Saturday 11th of May 2019
The final day of the conference has only two sessions and ends around lunch time. I have gotten over my cold just in time and am presenting in the final session before the closing words. I find a seat up front during the coffee break and take a moment to sneak up on stage to get a feel for what it will be like. A few moments later, the keynote speaker does the same thing as he is speaking still right before the award ceremony. Moments later, he takes us through the history of the field and into what is lacking still today in an inspiringly entertaining talk. I feel the whole room relax and my nerves dissipate. I get the last encouragement from a collaborator “Don’t be nervous. This is fun!” and I am called on stage in front of the plenary room and the sizable audience. The talk goes well and some pictures are taken with the event organizers.

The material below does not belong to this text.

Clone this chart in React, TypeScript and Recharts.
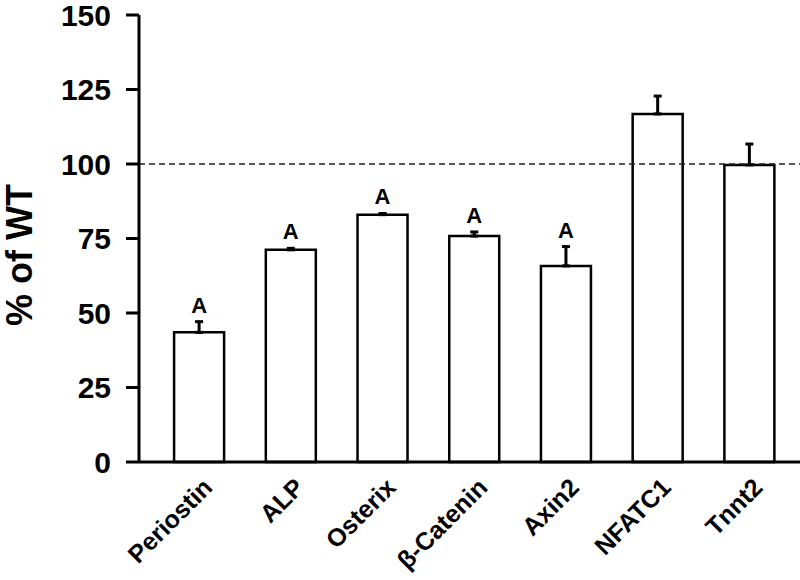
import React from 'react';
import { BarChart, Bar, XAxis, YAxis, ErrorBar, ReferenceLine, LabelList, Label } from 'recharts';

const categories = ['Periostin', 'ALP', 'Osterix', 'β-Catenin', 'Axin2', 'NFATC1', 'Tnnt2'];
const means = [43.5, 71.2, 83.0, 75.8, 65.8, 116.8, 99.7];
const sems = [3.6, 0.5, 0.4, 1.4, 6.5, 6.0, 7.0];
const sigLabels = ['A', 'A', 'A', 'A', 'A', '', ''];
const yTicks = [0, 25, 50, 75, 100, 125, 150];

const data = categories.map((name, i) => ({
  name,
  value: means[i],
  err: [0, sems[i]],
  sig: sigLabels[i],
}));

const FONT = '"Liberation Sans", Arial, Helvetica, sans-serif';

const renderXTick = (props: any) => {
  const { x, y, payload } = props;
  return (
    <g transform={`translate(${x + 15},${y + 27}) rotate(-45)`}>
      <text
        x={0}
        y={0}
        textAnchor="end"
        fontSize={25}
        fontWeight="bold"
        fontFamily={FONT}
        fill="#000"
      >
        {payload.value}
      </text>
    </g>
  );
};

const SigLabel = (props: any) => {
  const { x, y, width, height, index } = props;
  const label = sigLabels[index];
  if (!label) return null;
  const ppu = height / means[index];
  const top = y - sems[index] * ppu;
  return (
    <text
      x={x + width / 2}
      y={top - 9}
      textAnchor="middle"
      fontSize={22}
      fontWeight="bold"
      fontFamily={FONT}
      fill="#000"
    >
      {label}
    </text>
  );
};

const YLabel = () => (
  <text
    transform="translate(32,255) rotate(-90)"
    textAnchor="middle"
    fontSize={36}
    fontWeight="bold"
    fontFamily={FONT}
    fill="#000"
  >
    % of WT
  </text>
);

export default function App() {
  return (
    <div style={{ position: 'absolute', left: 0, top: 0, background: '#fff' }}>
      <BarChart
        width={800}
        height={580}
        data={data}
        margin={{ top: 15, right: 0, left: 0, bottom: 0 }}
        barCategoryGap="23%"
      >
        <XAxis
          dataKey="name"
          height={118}
          padding={{ left: 14, right: 5 }}
          axisLine={{ stroke: '#000', strokeWidth: 3 }}
          tickLine={false}
          tickSize={0}
          tickMargin={0}
          tick={renderXTick}
          interval={0}
        />
        <YAxis
          width={139}
          domain={[0, 150]}
          ticks={yTicks}
          interval={0}
          axisLine={{ stroke: '#000', strokeWidth: 3 }}
          tickLine={{ stroke: '#000', strokeWidth: 3 }}
          tickSize={13}
          tickMargin={15}
          tick={{ fontSize: 30, fontWeight: 'bold', fontFamily: FONT, fill: '#000' }}
        >
          <Label content={<YLabel />} />
        </YAxis>
        <ReferenceLine y={100} stroke="#222" strokeWidth={1.5} strokeDasharray="6 4" />
        <Bar dataKey="value" fill="#fff" stroke="#000" strokeWidth={2.5} isAnimationActive={false}>
          <ErrorBar dataKey="err" width={4} stroke="#000" strokeWidth={3} direction="y" />
          <LabelList dataKey="sig" content={<SigLabel />} />
        </Bar>
      </BarChart>
    </div>
  );
}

The conference ends and people come by to say I did well. Including the audience member I was most hoping to please, my supervisor.

We have rushed to the station and grabbed a bite to eat to take the train back to Stockholm.

After a 7 hour trip, we arrive in Stockholm Central and separate to make our way home.

We all agreed this was an excellent symposium with great talks, meetings with collaborators and compliments for the venue. But we are also grateful for having Sunday to recover before the working week begins again, left with the traditional union of inspiration and exhaustion that follows a scientific conference.